For a Google Map that lists all of the tabernacles and their locations, click here.
In the 1980s, the Brigham City Tabernacle had dominated the city's skyline for nearly a century. But the building was old, and had become as obsolete as most other tabernacles. It had no classrooms, offices, or gyms; it was a simple chapel. Its many steeples, arched windows, and beautiful brickwork had survived fires, earthquakes, and weather damage; would it survive in a Church that didn't seem to need it anymore?
In contrast to the past, the answer from the Church was an emphatic 'Yes.' On May 11, 1985, the Church announced the tabernacle would be sensitively restored, a project that would cost nearly a million dollars and close the building for a few years. Craftsmen grained and marbled the woodwork in the same manual style of the pioneers. All mechanical systems were sensitively updated, the building was brought up to seismic code, and damaged plaster and paint were carefully redone. When the tabernacle re-opened, it won an award from the Utah Heritage Foundation for its sensitive renovation. These events were almost unimaginable a decade earlier.
The tabernacle continues to stand, dominating the skyline along with its neighbor, the Brigham City Temple.
The Church had not decided to preserve all of its old buildings. It was still a push-and-pull debate. However, it was clearly committed to preserving its best architectural structures, and it showed it from 1980 onward. The Provo Tabernacle was sensitively restored in 1983 and 1997--natural wood was restored and paint from later renovations was removed.

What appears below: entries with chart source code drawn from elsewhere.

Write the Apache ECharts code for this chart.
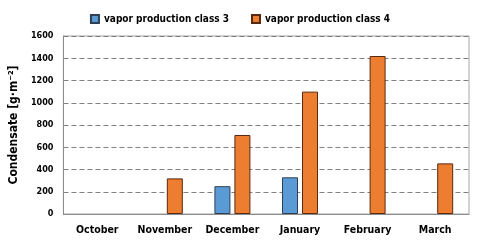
<!DOCTYPE html>
<html><head><meta charset="utf-8">
<script src="https://cdn.jsdelivr.net/npm/echarts@6/dist/echarts.min.js"></script>
<style>html,body{margin:0;padding:0;background:#fff}#c{width:480px;height:243px}</style>
</head><body><div id="c"></div>
<script>
const categories = ['October','November','December','January','February','March'];
const class3 = [0, 0, 250, 330, 0, 0];
const class4 = [0, 320, 710, 1100, 1420, 455];
const yTicks = [0, 200, 400, 600, 800, 1000, 1200, 1400, 1600];

const FONT = 'DejaVu Sans Condensed, Liberation Sans, sans-serif';
const hideZero = arr => arr.map(v => v === 0 ? null : v);
const chart = echarts.init(document.getElementById('c'), null, {renderer:'canvas'});
chart.setOption({
  animation: false,
  textStyle: {fontFamily: FONT},
  legend: {
    top: 9, left: 'center', itemWidth: 8, itemHeight: 8, itemGap: 22, icon: 'rect',
    textStyle: {fontSize: 10, fontWeight: 'bold', color: '#000', fontFamily: FONT},
    data: ['vapor production class 3', 'vapor production class 4']
  },
  grid: {left: 62, right: 11, top: 36, bottom: 29, show: true, borderColor: '#a6a6a6', borderWidth: 1},
  xAxis: {
    type: 'category', data: categories,
    axisLine: {lineStyle: {color: '#8c8c8c'}},
    axisTick: {show: false},
    axisLabel: {interval: 0, fontSize: 10.5, fontWeight: 'bold', color: '#000', margin: 11, fontFamily: FONT}
  },
  yAxis: {
    type: 'value', min: yTicks[0], max: yTicks[yTicks.length-1], interval: 200,
    name: 'Condensate [g·m⁻²]', nameLocation: 'middle', nameGap: 39,
    nameTextStyle: {fontSize: 12, fontWeight: 'bold', color: '#000', fontFamily: FONT},
    axisLine: {show: true, lineStyle: {color: '#8c8c8c'}},
    axisTick: {show: false},
    axisLabel: {fontSize: 9, fontWeight: 'bold', color: '#000', margin: 10, fontFamily: FONT,
      formatter: v => String(v)},
    splitLine: {lineStyle: {color: '#7f7f7f', type: [5, 3], width: 1}}
  },
  series: [
    {name: 'vapor production class 3', type: 'bar', data: hideZero(class3), barWidth: 16, barGap: '25%',
     itemStyle: {color: '#5b9bd5', borderColor: '#2f3f55', borderWidth: 1}},
    {name: 'vapor production class 4', type: 'bar', data: hideZero(class4), barWidth: 16,
     itemStyle: {color: '#ed7d31', borderColor: '#5a2a10', borderWidth: 1}}
  ]
});
</script></body></html>
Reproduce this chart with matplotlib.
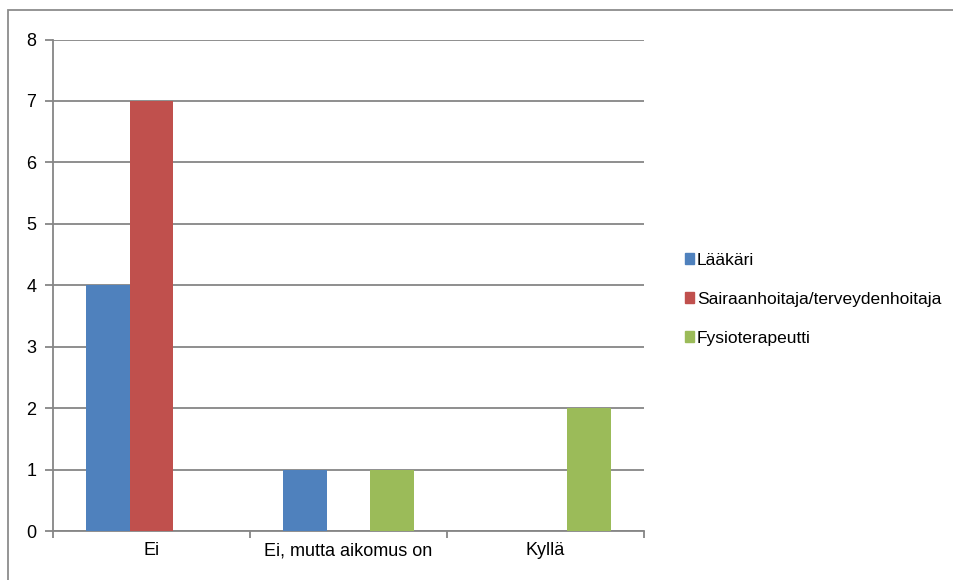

The Assembly Hall on Temple Square was carefully renovated in 1997, using original building techniques that the pioneers had used. The St. George Tabernacle, in 1993, underwent a huge project that repaired and preserved the building, brought back copies of the original chandeliers, and preserved much of the original glass. Logan's tabernacle was renovated in 1985, removing pine that earlier renovations had placed over original floors. Even tabernacles in far-flung areas--Afton, WY (1983), Loa (1983), Randolph (1984)--received renovations.

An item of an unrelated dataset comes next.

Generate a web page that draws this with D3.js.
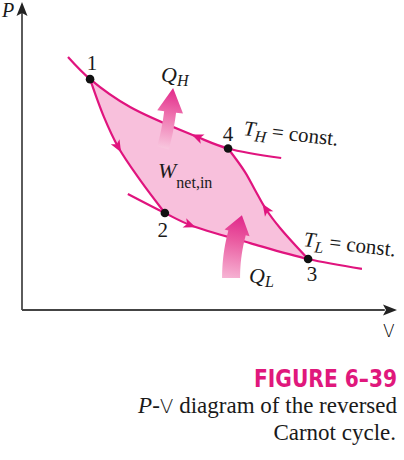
<!DOCTYPE html>
<html><head><meta charset="utf-8">
<script src="https://cdn.jsdelivr.net/npm/d3@7"></script>
<style>body{margin:0;background:#fff} svg{display:block}</style>
</head><body>
<svg id="c" width="404" height="460"></svg>
<script>
// ---- data (arbitrary V,P units) ----
const isoHighV = [1.23, 1.82, 2.89, 4.68, 5.51, 6.93];
const isoHighP = [8.24, 7.52, 6.61, 5.64, 5.26, 4.95];
const isoLowV  = [2.83, 3.82, 4.49, 6.10, 7.65, 9.09];
const isoLowP  = [3.78, 3.16, 2.77, 2.18, 1.66, 1.34];
const adi12V   = [1.82, 2.19, 2.57, 3.16, 3.82];
const adi12P   = [7.52, 6.29, 5.31, 4.23, 3.16];
const adi34V   = [7.65, 6.90, 6.52, 6.23, 5.96, 5.51];
const adi34P   = [1.66, 2.67, 3.29, 3.91, 4.50, 5.26];
const stateLabels = ["1", "2", "3", "4"];
const stateV = [1.82, 3.82, 7.65, 5.51];
const stateP = [7.52, 3.16, 1.66, 5.26];
// direction arrows on the cycle
const dirArrowV = [2.57, 4.49, 6.52, 4.68];
const dirArrowP = [5.31, 2.77, 3.29, 5.64];
// heat arrows: bottom, head base, tip
const heatNames = ["QH", "QL"];
const heatBottomV = [3.77, 5.59], heatBottomP = [5.28, 1.04];
const heatBaseV   = [3.96, 5.75], heatBaseP   = [6.45, 2.51];
const heatTipV    = [4.04, 5.88], heatTipP    = [7.23, 3.09];

const MAG = "#e0147e", FILL = "#f8c0dc";
const svg = d3.select("#c");
const x = d3.scaleLinear().domain([0, 10]).range([22, 396]);
const y = d3.scaleLinear().domain([0, 10]).range([310, 3]);
const zip = (V, P) => V.map((v, i) => [v, P[i]]);
const line = d3.line().x(d => x(d[0])).y(d => y(d[1])).curve(d3.curveCatmullRom.alpha(0.5));

const TH = zip(isoHighV, isoHighP), TL = zip(isoLowV, isoLowP);
const A12 = zip(adi12V, adi12P), A34 = zip(adi34V, adi34P);

// fill: 1 -> 4 along TH, 4 -> 3, 3 -> 2 along TL, 2 -> 1
const seg = [TH.slice(1, 5), A34.slice().reverse(), TL.slice(1, 5).reverse(), A12.slice().reverse()];
const fillD = seg.map((s, i) => i === 0 ? line(s) : line(s).replace(/^M/, "L")).join("") + "Z";
svg.append("path").attr("d", fillD).attr("fill", FILL);

// axes via d3 axes (no ticks)
svg.append("g").attr("transform", `translate(${x(0)},0)`)
  .call(d3.axisLeft(y).ticks(0).tickSizeOuter(0))
  .call(g => g.select(".domain").attr("stroke", "#333").attr("stroke-width", 1.6).attr("d", `M0,${y(0)}V${y(9.7)}`));
svg.append("g").attr("transform", `translate(0,${y(0)})`)
  .call(d3.axisBottom(x).ticks(0).tickSizeOuter(0))
  .call(g => g.select(".domain").attr("stroke", "#444").attr("stroke-width", 2).attr("d", `M${x(0)},0H${x(9.7)}`));
const ax = [[x(0), y(10) - 1, -90], [x(10) + 1, y(0), 0]];
ax.forEach(a => svg.append("path").attr("d", "M0,0L-14,-5.5L-11,0L-14,5.5Z").attr("fill", "#222")
  .attr("transform", `translate(${a[0]},${a[1]}) rotate(${a[2]})`));

// curves
const paths = [TH, TL, A12, A34].map(d => svg.append("path").attr("d", line(d))
  .attr("fill", "none").attr("stroke", MAG).attr("stroke-width", 2.2).node());
const arrowPath = [2, 1, 3, 0];
const arrowRev = [false, false, false, true];
dirArrowV.forEach((v, i) => {
  const p = paths[arrowPath[i]], L = p.getTotalLength();
  const tx = x(v), ty = y(dirArrowP[i]);
  let best = 0, bd = 1e9;
  for (let l = 0; l <= L; l += 0.5) { const q = p.getPointAtLength(l); const d = (q.x - tx) ** 2 + (q.y - ty) ** 2; if (d < bd) { bd = d; best = l; } }
  const a = p.getPointAtLength(Math.max(0, best - 2)), b = p.getPointAtLength(Math.min(L, best + 2));
  let ang = Math.atan2(b.y - a.y, b.x - a.x) * 180 / Math.PI;
  if (arrowRev[i]) ang += 180;
  const c = p.getPointAtLength(best);
  svg.append("path").attr("d", "M6,0L-6,-5L-3,0L-6,5Z").attr("fill", MAG)
    .attr("transform", `translate(${c.x},${c.y}) rotate(${ang})`);
});

// heat arrows
const defs = svg.append("defs");
heatNames.forEach((n, i) => {
  const B = [x(heatBottomV[i]), y(heatBottomP[i])], H = [x(heatBaseV[i]), y(heatBaseP[i])], T = [x(heatTipV[i]), y(heatTipP[i])];
  const dl = Math.hypot(T[0] - H[0], T[1] - H[1]); const d = [(T[0] - H[0]) / dl, (T[1] - H[1]) / dl];
  const len = Math.hypot(H[0] - B[0], H[1] - B[1]);
  const C = [H[0] - d[0] * len * 0.5, H[1] - d[1] * len * 0.5];
  const hw = i === 0 ? 6 : 9, hh = 13;
  const left = [], right = [];
  for (let k = 0; k <= 20; k++) {
    const t = k / 20;
    const px = (1 - t) ** 2 * B[0] + 2 * (1 - t) * t * C[0] + t * t * H[0];
    const py = (1 - t) ** 2 * B[1] + 2 * (1 - t) * t * C[1] + t * t * H[1];
    const dx = 2 * (1 - t) * (C[0] - B[0]) + 2 * t * (H[0] - C[0]);
    const dy = 2 * (1 - t) * (C[1] - B[1]) + 2 * t * (H[1] - C[1]);
    const m = Math.hypot(dx, dy); const nx = -dy / m, ny = dx / m;
    left.push([px + nx * hw, py + ny * hw]); right.push([px - nx * hw, py - ny * hw]);
  }
  const nrm = [-d[1], d[0]];
  const pts = [...left, [H[0] + nrm[0] * hh, H[1] + nrm[1] * hh], T, [H[0] - nrm[0] * hh, H[1] - nrm[1] * hh], ...right.reverse()];
  const g = defs.append("linearGradient").attr("id", "g" + n).attr("gradientUnits", "userSpaceOnUse")
    .attr("x1", B[0]).attr("y1", B[1]).attr("x2", T[0]).attr("y2", T[1]);
  if (i === 0) {
    g.append("stop").attr("offset", 0).attr("stop-color", "#f8c6de");
    g.append("stop").attr("offset", 0.55).attr("stop-color", "#ee72ae");
    g.append("stop").attr("offset", 1).attr("stop-color", "#e2288a");
  } else {
    g.append("stop").attr("offset", 0).attr("stop-color", "#f6b2d3");
    g.append("stop").attr("offset", 0.6).attr("stop-color", "#ea5aa0");
    g.append("stop").attr("offset", 1).attr("stop-color", "#e0258a");
  }
  svg.append("path").attr("d", "M" + pts.map(p => p.join(",")).join("L") + "Z").attr("fill", `url(#g${n})`);
});

// state dots
stateV.forEach((v, i) => svg.append("circle").attr("cx", x(v)).attr("cy", y(stateP[i])).attr("r", 4.3).attr("fill", "#111"));

// labels
const serif = "'Liberation Serif','Times New Roman',serif";
const T = (tx, ty, s, opts = {}) => svg.append("text").attr("x", tx).attr("y", ty).attr("font-family", serif)
  .attr("font-size", opts.size || 18).attr("fill", opts.fill || "#1a1a1a").attr("text-anchor", opts.anchor || "start")
  .attr("font-style", opts.italic ? "italic" : "normal").text(s);
const stateDX = [2, -2, 4, 0], stateDY = [-9, 24, 22, -8];
stateLabels.forEach((s, i) => T(x(stateV[i]) + stateDX[i], y(stateP[i]) + stateDY[i], s, { anchor: "middle", size: 21 }));

svg.append("text").attr("x", 2).attr("y", 17).attr("font-family", serif).attr("font-style", "italic").attr("font-size", 20).attr("fill", "#1a1a1a").text("P");
svg.append("text").attr("x", 383).attr("y", 337).attr("font-family", "'DejaVu Sans',sans-serif").attr("font-weight", 300).attr("font-size", 17).attr("fill", "#000").text("V");

function sub(tx, ty, main, subs, rest, rot, mainItalic, subItalic, size, subSize, dy) {
  const t = svg.append("text").attr("x", tx).attr("y", ty).attr("font-family", serif).attr("font-size", size).attr("fill", "#1a1a1a");
  if (rot) t.attr("transform", `rotate(${rot},${tx},${ty})`);
  t.append("tspan").attr("font-style", mainItalic ? "italic" : "normal").text(main);
  t.append("tspan").attr("font-style", subItalic ? "italic" : "normal").attr("font-size", subSize).attr("dy", dy).text(subs);
  if (rest) t.append("tspan").attr("dy", -dy).text(rest);
}
sub(161, 82, "Q", "H", null, 0, true, true, 22, 16, 4);
sub(243, 135, "T", "H", " = const.", 6.5, true, true, 21, 16, 5);
sub(158, 178, "W", "net,in", null, 0, true, false, 22, 16, 10);
sub(303, 246, "T", "L", " = const.", 6.5, true, true, 21, 16, 5);
sub(249, 283, "Q", "L", null, 0, true, true, 22, 16, 4);

// caption: condensed bold title, squeezed horizontally to the reference width
const capG = svg.append("g").attr("transform", "translate(397,387)");
const cap = capG.append("text").attr("x", 0).attr("y", 0).attr("text-anchor", "end")
  .attr("font-family", "'DejaVu Sans Condensed','Liberation Sans Narrow','Roboto',sans-serif").attr("font-weight", "bold")
  .attr("font-size", 24).attr("fill", "#e0187c").text("FIGURE 6–39");
const natW = cap.node().getComputedTextLength();
if (natW > 143) capG.attr("transform", `translate(397,387) scale(${143 / natW},1)`);
const c1 = svg.append("text").attr("x", 397).attr("y", 413).attr("text-anchor", "end").attr("font-family", serif).attr("font-size", 23).attr("fill", "#1a1a1a");
c1.append("tspan").attr("font-style", "italic").text("P");
c1.append("tspan").text("-");
c1.append("tspan").attr("font-family", "'DejaVu Sans',sans-serif").attr("font-weight", 300).attr("font-size", 20).text("V");
c1.append("tspan").text(" diagram of the reversed");
svg.append("text").attr("x", 396).attr("y", 440).attr("text-anchor", "end").attr("font-family", serif).attr("font-size", 23).attr("fill", "#1a1a1a").text("Carnot cycle.");
</script>
</body></html>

Perhaps the greatest sign of
committment came in the 2005 renovation of the Paris, Idaho tabernacle. If the
Church needed a good business reason to tear down a tabernacle, it had plenty
of them in Paris. The tabernacle is in a small city; it required several upgrades
to bring it up to code; it only had a chapel, and couldn't serve as a regular
meetinghouse. Nonetheless, it was carefully and lovingly renovated, at the cost
of over $1 million. If the cry in the 1970s was "Save the
tabernacles," the response now was that the tabernacles were safe.
|Wall details in the St. George Tabernacle that were carefully restored.|
And that shift has allowed members to enjoy these beautiful buildings that were so important to members back then. Or, as one man said when the Paris, Idaho Tabernacle was being renovated:
"[The tabernacle] was a matter of great importance to them. The workmanship, it's just second to none...[they] expressed their testimony in their work." (Mark Thiessen, "LDS Church to revamp 'show stopper' in Idaho, August 28, 2004).